## EXERCISE AIM
What is the number of lines in these entries that include "this"? Write that number and no other text.

## RECORD EXTRACTS
+++

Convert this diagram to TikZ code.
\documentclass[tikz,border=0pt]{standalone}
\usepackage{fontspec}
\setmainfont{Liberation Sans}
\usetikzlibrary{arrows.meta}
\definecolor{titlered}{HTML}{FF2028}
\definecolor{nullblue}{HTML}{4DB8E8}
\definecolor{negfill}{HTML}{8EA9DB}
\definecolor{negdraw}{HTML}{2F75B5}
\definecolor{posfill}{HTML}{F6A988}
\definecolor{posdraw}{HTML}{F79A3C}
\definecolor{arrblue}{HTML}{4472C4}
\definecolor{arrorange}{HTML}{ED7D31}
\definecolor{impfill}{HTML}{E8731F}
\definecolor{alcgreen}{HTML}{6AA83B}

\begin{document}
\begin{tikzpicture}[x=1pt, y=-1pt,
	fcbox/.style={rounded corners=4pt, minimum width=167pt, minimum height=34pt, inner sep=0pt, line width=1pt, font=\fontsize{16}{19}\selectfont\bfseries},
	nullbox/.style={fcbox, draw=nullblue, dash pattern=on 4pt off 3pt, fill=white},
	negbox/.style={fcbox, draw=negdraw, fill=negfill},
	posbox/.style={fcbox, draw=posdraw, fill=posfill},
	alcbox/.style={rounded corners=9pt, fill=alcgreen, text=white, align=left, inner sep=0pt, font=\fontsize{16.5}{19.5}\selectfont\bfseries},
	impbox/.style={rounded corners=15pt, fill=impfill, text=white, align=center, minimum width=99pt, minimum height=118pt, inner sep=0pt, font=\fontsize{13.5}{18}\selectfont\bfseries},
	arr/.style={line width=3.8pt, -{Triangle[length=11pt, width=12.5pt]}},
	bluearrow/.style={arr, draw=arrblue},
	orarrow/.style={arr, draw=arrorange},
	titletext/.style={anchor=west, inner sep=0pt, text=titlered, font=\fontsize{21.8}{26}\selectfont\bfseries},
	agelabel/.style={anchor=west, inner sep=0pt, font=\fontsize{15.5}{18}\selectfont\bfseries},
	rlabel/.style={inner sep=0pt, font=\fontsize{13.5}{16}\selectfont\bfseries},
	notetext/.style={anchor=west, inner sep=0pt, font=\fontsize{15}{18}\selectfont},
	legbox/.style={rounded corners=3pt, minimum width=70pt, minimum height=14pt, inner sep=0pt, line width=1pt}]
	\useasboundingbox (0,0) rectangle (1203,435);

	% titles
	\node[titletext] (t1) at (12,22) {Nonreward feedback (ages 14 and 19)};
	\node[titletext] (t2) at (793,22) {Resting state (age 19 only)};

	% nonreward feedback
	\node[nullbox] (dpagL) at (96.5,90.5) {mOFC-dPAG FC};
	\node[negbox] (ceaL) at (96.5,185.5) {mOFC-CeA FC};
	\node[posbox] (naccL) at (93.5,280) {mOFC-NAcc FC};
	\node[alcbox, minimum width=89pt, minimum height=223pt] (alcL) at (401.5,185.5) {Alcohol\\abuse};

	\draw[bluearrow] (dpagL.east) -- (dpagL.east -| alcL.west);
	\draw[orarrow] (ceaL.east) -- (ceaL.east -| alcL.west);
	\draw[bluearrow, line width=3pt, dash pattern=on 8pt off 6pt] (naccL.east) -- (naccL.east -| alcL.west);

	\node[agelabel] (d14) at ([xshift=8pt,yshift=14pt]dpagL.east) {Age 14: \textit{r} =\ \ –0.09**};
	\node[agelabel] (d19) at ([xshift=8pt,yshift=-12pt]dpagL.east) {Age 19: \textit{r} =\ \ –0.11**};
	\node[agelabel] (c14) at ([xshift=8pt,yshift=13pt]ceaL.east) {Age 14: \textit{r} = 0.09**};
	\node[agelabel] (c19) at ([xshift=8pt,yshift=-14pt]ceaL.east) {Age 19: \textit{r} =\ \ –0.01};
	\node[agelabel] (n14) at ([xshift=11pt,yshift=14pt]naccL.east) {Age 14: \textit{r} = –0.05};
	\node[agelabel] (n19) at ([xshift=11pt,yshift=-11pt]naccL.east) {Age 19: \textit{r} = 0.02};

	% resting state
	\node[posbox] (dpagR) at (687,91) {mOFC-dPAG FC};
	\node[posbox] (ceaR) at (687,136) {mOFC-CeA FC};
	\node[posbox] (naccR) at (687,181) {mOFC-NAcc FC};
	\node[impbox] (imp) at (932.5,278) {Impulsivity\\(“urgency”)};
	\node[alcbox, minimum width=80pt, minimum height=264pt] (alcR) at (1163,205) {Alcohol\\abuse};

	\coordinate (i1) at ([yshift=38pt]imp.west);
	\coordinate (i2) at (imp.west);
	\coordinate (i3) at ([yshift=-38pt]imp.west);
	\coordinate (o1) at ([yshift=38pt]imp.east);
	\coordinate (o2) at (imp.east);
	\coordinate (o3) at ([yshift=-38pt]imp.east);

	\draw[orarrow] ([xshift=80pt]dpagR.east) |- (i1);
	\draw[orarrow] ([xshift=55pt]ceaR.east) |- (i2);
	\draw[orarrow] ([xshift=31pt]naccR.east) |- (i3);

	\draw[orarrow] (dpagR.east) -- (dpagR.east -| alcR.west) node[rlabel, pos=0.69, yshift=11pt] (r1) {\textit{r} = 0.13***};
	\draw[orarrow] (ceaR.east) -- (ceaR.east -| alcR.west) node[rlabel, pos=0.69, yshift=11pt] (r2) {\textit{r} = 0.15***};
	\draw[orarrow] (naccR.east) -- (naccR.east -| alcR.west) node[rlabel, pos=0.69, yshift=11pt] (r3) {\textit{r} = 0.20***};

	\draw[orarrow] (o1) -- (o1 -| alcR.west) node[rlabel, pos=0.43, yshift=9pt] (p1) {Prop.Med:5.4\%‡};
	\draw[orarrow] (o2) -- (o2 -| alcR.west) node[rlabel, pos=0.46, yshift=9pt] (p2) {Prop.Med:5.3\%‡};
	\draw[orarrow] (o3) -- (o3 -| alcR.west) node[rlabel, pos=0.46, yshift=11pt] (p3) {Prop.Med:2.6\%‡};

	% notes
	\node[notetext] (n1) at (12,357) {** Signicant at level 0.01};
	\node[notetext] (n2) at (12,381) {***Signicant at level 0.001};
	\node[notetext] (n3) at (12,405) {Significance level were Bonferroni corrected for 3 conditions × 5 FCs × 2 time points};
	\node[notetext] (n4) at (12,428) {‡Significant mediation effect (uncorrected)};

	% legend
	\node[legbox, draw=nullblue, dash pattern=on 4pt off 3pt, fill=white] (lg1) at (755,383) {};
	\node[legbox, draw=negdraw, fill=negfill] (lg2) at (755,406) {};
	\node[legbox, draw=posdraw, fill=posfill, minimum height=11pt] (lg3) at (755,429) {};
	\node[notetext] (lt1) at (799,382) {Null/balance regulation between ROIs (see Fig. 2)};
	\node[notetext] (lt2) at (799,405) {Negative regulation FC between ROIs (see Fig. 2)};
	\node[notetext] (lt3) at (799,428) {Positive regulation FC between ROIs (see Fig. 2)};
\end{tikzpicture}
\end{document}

+++

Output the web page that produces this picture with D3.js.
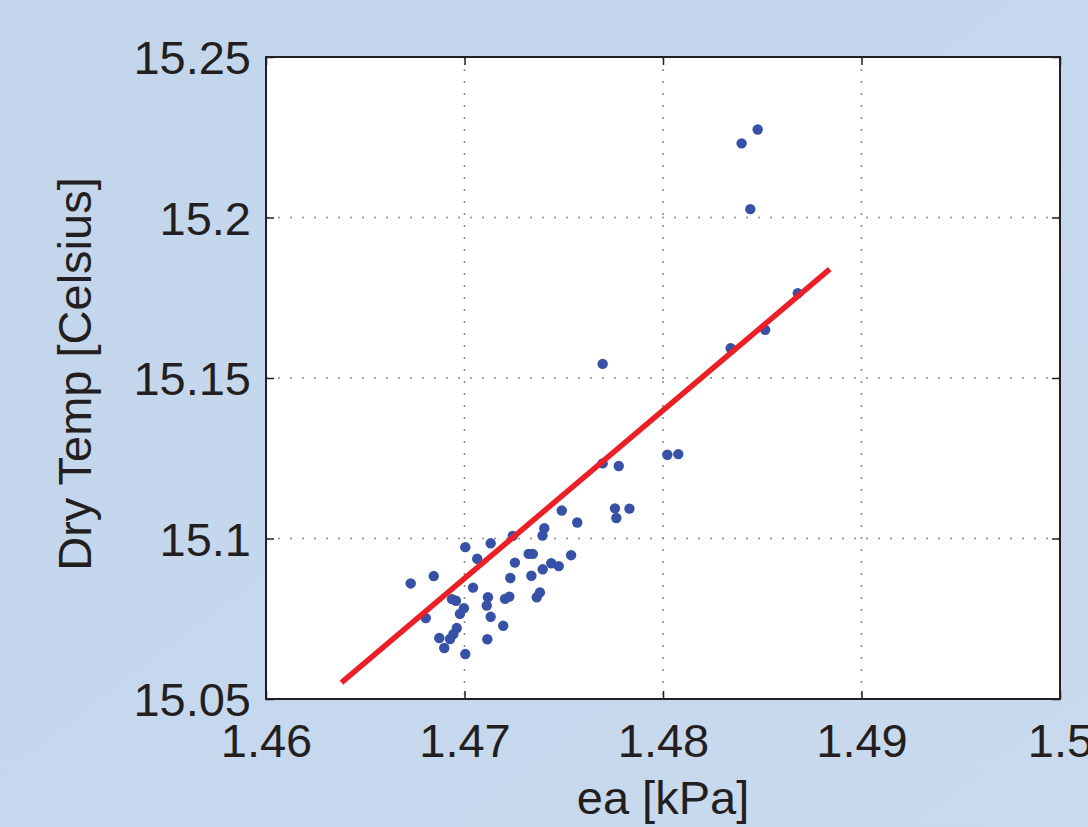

+++

## REPLY TO THE TASK
2